Thursday, December 18, 2008

i've been hearing rumors

I came across some disturbing rumors that my old college is going to make significant cute to its creative writing department. My first reaction was to google it to see if there was any truth behind the rumors and it appears there is. like every other school, vassar is losing endowment money due to the economy. (i'm sure even harvard is having to cut back, but hey, i'd probably endorse that). My second reaction was to email an old favorite professor, now co-chair of the english department, to see if he could tell me a bit of what is going on. Most of all I'm shocked that the English Dept. did not notify alumnae...at least, I am pretty certain they did not, though I do sometimes miss an email.

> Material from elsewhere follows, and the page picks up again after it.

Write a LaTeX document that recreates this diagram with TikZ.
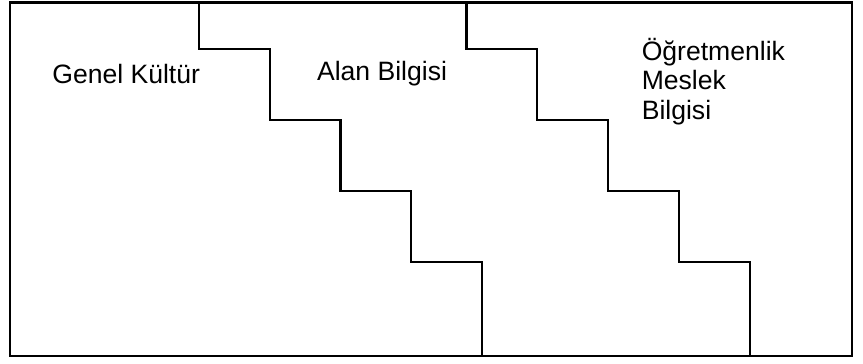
\documentclass[tikz,border=0pt]{standalone}
\usepackage{fontspec}
\setmainfont{Liberation Sans}
\usetikzlibrary{positioning}

\begin{document}
\begin{tikzpicture}[
  x=1pt, y=-1pt,
  every node/.style={font=\fontsize{27}{29.6}\selectfont},
  frame/.style={line width=2.2pt, line join=miter},
  area/.style={anchor=base west, inner sep=0pt, align=left},
]
  \useasboundingbox (0,0) rectangle (877,369);
  % outer box
  \draw[frame] (10,2.5) rectangle (866,361.5);
  % two staircases, second one shifted right
  \foreach \dx in {0,272}
    \draw[frame] (202+\dx,2.5) |- (274+\dx,50) |- (346+\dx,122)
      |- (418+\dx,194) |- (490+\dx,266) -- (490+\dx,361.5);
  % labels
  \node[area] (genel) at (53,85) {Genel Kültür};
  \node[area] (alan) at (322,82) {Alan Bilgisi};
  \node[area] (ogretmen) at (652,121) {Öğretmenlik\\Meslek\\Bilgisi};
\end{tikzpicture}
\end{document}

Vassar is the place that formed me as a writer. Not the school where I received my masters. Not the countless days and hours writing in cafes or with fellow writers or alone at home. Sure, all of it helps. All of it forms the writer and all of it feeds the writer.

I chose to attend Vassar because I wanted to go to a school with a strong focus on English and writing. I was a high school geek. I worked on the lit mag. In college I built strong relationships with several faculty members, and I began to take my craft seriously. From there my life followed on its plan: spend a year or so working, go somewhere and get an MFA. That is what I did, and though there is nothing more invigorating than talking about writing in a room full of writers, it does not pay the bills or change the oil in the car, so I found myself having to get a career. Hence the cooking gig.

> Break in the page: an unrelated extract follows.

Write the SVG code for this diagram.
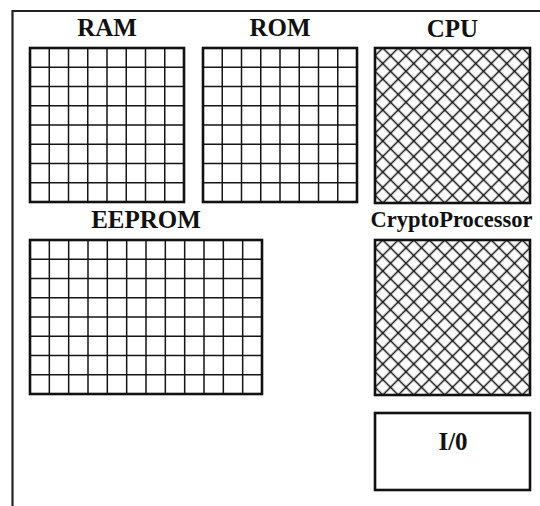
<svg xmlns="http://www.w3.org/2000/svg" width="540" height="506" viewBox="0 0 540 506">
  <style>
    .label { font-family: "Liberation Serif", "DejaVu Serif", serif; font-weight: bold; font-size: 25px; fill: #111; text-anchor: middle; }
    .box { fill: none; stroke: #111; stroke-width: 2.6; }
    .grid { fill: none; stroke: #151515; stroke-width: 1.5; }
    .frame { fill: none; stroke: #222; stroke-width: 2.2; }
  </style>
  <defs>
    <!-- diagonal cross-hatch used for the processing blocks -->
    <pattern id="hatch" patternUnits="userSpaceOnUse" width="10.96" height="10.96" patternTransform="rotate(45)">
      <path d="M0,5.48 H10.96 M5.48,0 V10.96" stroke="#111" stroke-width="1.5" fill="none"/>
    </pattern>
  </defs>

  <rect width="540" height="506" fill="#fff"/>

  <!-- chip outline (open to the right and bottom) -->
  <path class="frame" d="M12.5,506 V11 H540"/>

  <g id="ram">
    <text class="label" x="107" y="36">RAM</text>
    <path class="grid" d="M49.25,48 V202 M68.5,48 V202 M87.75,48 V202 M107,48 V202 M126.25,48 V202 M145.5,48 V202 M164.75,48 V202
      M30,67.25 H184 M30,86.5 H184 M30,105.75 H184 M30,125 H184 M30,144.25 H184 M30,163.5 H184 M30,182.75 H184"/>
    <rect class="box" x="30" y="48" width="154" height="154"/>
  </g>

  <g id="rom">
    <text class="label" x="280" y="36">ROM</text>
    <path class="grid" d="M222.25,48 V202 M241.5,48 V202 M260.75,48 V202 M280,48 V202 M299.25,48 V202 M318.5,48 V202 M337.75,48 V202
      M203,67.25 H357 M203,86.5 H357 M203,105.75 H357 M203,125 H357 M203,144.25 H357 M203,163.5 H357 M203,182.75 H357"/>
    <rect class="box" x="203" y="48" width="154" height="154"/>
  </g>

  <g id="cpu">
    <text class="label" x="452.5" y="37">CPU</text>
    <g transform="translate(375,48)">
      <rect x="0" y="0" width="155" height="155" fill="url(#hatch)"/>
      <rect class="box" x="0" y="0" width="155" height="155"/>
    </g>
  </g>

  <g id="eeprom">
    <text class="label" x="146" y="228">EEPROM</text>
    <path class="grid" d="M49.33,240 V394 M68.67,240 V394 M88,240 V394 M107.33,240 V394 M126.67,240 V394 M146,240 V394 M165.33,240 V394 M184.67,240 V394 M204,240 V394 M223.33,240 V394 M242.67,240 V394
      M30,259.25 H262 M30,278.5 H262 M30,297.75 H262 M30,317 H262 M30,336.25 H262 M30,355.5 H262 M30,374.75 H262"/>
    <rect class="box" x="30" y="240" width="232" height="154"/>
  </g>

  <g id="cryptoprocessor">
    <text class="label" x="451.5" y="227" style="font-size:22.5px">CryptoProcessor</text>
    <g transform="translate(375,240)">
      <rect x="0" y="0" width="155" height="155" fill="url(#hatch)"/>
      <rect class="box" x="0" y="0" width="155" height="155"/>
    </g>
  </g>

  <g id="io">
    <rect class="box" x="375" y="413" width="155" height="77" fill="#fff"/>
    <text class="label" x="453" y="450" style="font-size:25px">I/0</text>
  </g>
</svg>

I'm researching the truth behind these rumors in the hopes I'll be proven wrong, but I doubt it. Times are tough everywhere. Academics is a luxury lifestyle, wherein each generation creates the next generation so the academy can be self sustaining. The trouble with writing, though, is that the classroom isn't our only classroom. Every face, every darkened door, every half-heard conversation is our classroom and in order to contribute to the growth of ourselves or of the next generation we have to go off alone and discover what we know, what we can say, and how we can share it.

I'll be blogging on here and at Fringe on what I discover.